Ponadto, podczas „Morning Yard”, poruszono również plotki o „jedzeniu bez płacenia” w restauracji. Natychmiast wyjaśnił: „Nie wyszedłem bez zapłacenia. Chciałem zapłacić, ale właścicielka restauracji nie pozwoliła mi zapłacić”.
Wspominając tamten moment, Kim Min-jong opowiedział: „Właścicielka restauracji powiedziała: 'Dlaczego tak żyjesz? Kiedyś byłeś taki przystojny, a teraz masz długie włosy i brodę… Nie wezmę od ciebie pieniędzy za jedzenie, po prostu żyj zdrowo'”. Dodał, że nie słuchała jego wyjaśnień, że zapuszczał włosy i brodę do roli, co wywołało śmiech w studiu.
Zakończył słowami: „Mam się dobrze i dobrze mi się żyje w Gangnam”, rozwiewając wszelkie nieporozumienia.
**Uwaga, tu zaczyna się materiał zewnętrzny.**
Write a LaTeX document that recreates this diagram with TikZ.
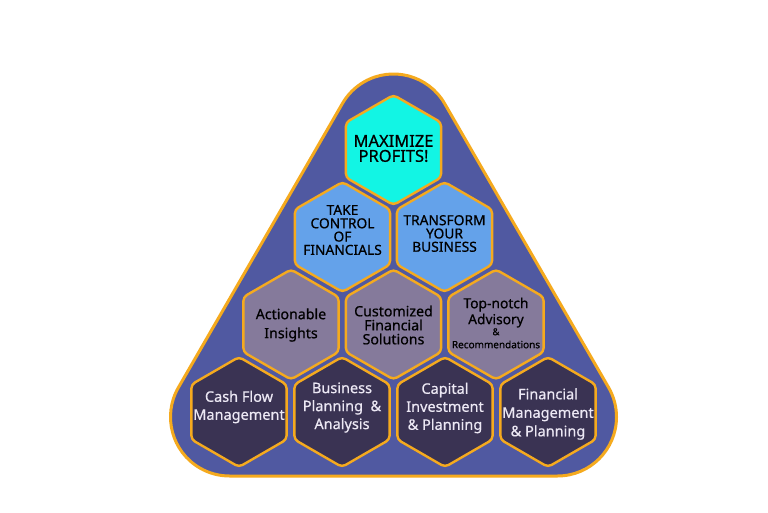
\documentclass[tikz,border=0pt]{standalone}
\usepackage{fontspec}
\setmainfont{Noto Sans}[FakeBold=0.6]
\usetikzlibrary{calc}
\definecolor{bgblue}{HTML}{5059A1}
\definecolor{orng}{HTML}{F5AA1E}
\definecolor{hcyan}{HTML}{12F5E4}
\definecolor{hblue}{HTML}{64A2EA}
\definecolor{hgray}{HTML}{857A9B}
\definecolor{hdark}{HTML}{3A3353}
\definecolor{ltext}{HTML}{ECE8F4}
\tikzset{
  hexline/.style={draw=orng, line width=2.4pt, rounded corners=4pt},
  lbl/.style={align=center, inner sep=0pt},
}
\newcommand\hexa[3]{%
  \draw[hexline, fill=#3] (#1,#2) +(90:55pt) -- +(150:55pt) -- +(210:55pt)
    -- +(270:55pt) -- +(330:55pt) -- +(30:55pt) -- cycle;}
\begin{document}
\begin{tikzpicture}[x=1pt,y=1pt]
\useasboundingbox (0,0) rectangle (768,512);
\fill[white] (0,0) rectangle (768,512);
\coordinate (C1) at (393.5,379);
\coordinate (C2) at (229.5,95);
\coordinate (C3) at (557.5,95);
\draw[line width=3pt, draw=orng, fill=bgblue]
  ($(C1)+(30:59pt)$) arc[start angle=30,end angle=150,radius=59pt]
  -- ($(C2)+(150:59pt)$) arc[start angle=150,end angle=270,radius=59pt]
  -- ($(C3)+(270:59pt)$) arc[start angle=270,end angle=390,radius=59pt]
  -- cycle;
% row 1
\hexa{393.5}{362}{hcyan}
% row 2
\hexa{342.5}{275}{hblue}
\hexa{444.5}{275}{hblue}
% row 3
\hexa{291}{187.5}{hgray}
\hexa{393.5}{187.5}{hgray}
\hexa{496}{187.5}{hgray}
% row 4
\hexa{239}{100}{hdark}
\hexa{342}{100}{hdark}
\hexa{445}{100}{hdark}
\hexa{548}{100}{hdark}
% labels
\node[lbl, font=\fontsize{16.5}{15}\selectfont] (max) at (393.5,363.5) {MAXIMIZE\\PROFITS!};
\node[lbl, font=\fontsize{13.8}{13.3}\selectfont] (take) at (342.5,282) {TAKE\\CONTROL\\OF\\FINANCIALS};
\node[lbl, font=\fontsize{13.8}{13.3}\selectfont] (trans) at (444.5,278.5) {TRANSFORM\\YOUR\\BUSINESS};
\node[lbl, font=\fontsize{14.2}{19}\selectfont] (act) at (291,187) {Actionable\\Insights};
\node[lbl, font=\fontsize{14.2}{14}\selectfont] (cust) at (393.5,187) {Customized\\Financial\\Solutions};
\node[lbl, font=\fontsize{13.8}{16}\selectfont] (top) at (496,189) {Top-notch\\Advisory\\[-5pt]{\fontsize{9.5}{10}\selectfont \&}\\[-3pt]{\fontsize{10}{10}\selectfont Recommendations}};
\node[lbl, text=ltext, font=\fontsize{14.5}{18}\selectfont] (cash) at (239,105) {Cash Flow\\Management};
\node[lbl, text=ltext, font=\fontsize{14.5}{18}\selectfont] (bus) at (342,104.5) {Business\\Planning\ \ \&\\Analysis};
\node[lbl, text=ltext, font=\fontsize{14.5}{18}\selectfont] (cap) at (445,104) {Capital\\Investment\\\&~Planning};
\node[lbl, text=ltext, font=\fontsize{14.5}{18.5}\selectfont] (fin) at (548,98) {Financial\\Management\\\&~Planning};
\end{tikzpicture}
\end{document}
Koreańscy internauci zareagowali z humorem i ulgą na rewelacje Kim Min-jonga. Wielu komentowało, że się martwili, ale teraz cieszą się, że była to ustawka na potrzeby programu. Niektórzy śmiali się z historii z właścicielką restauracji, mówiąc, że zrobiliby to samo, by uhonorować gwiazdę.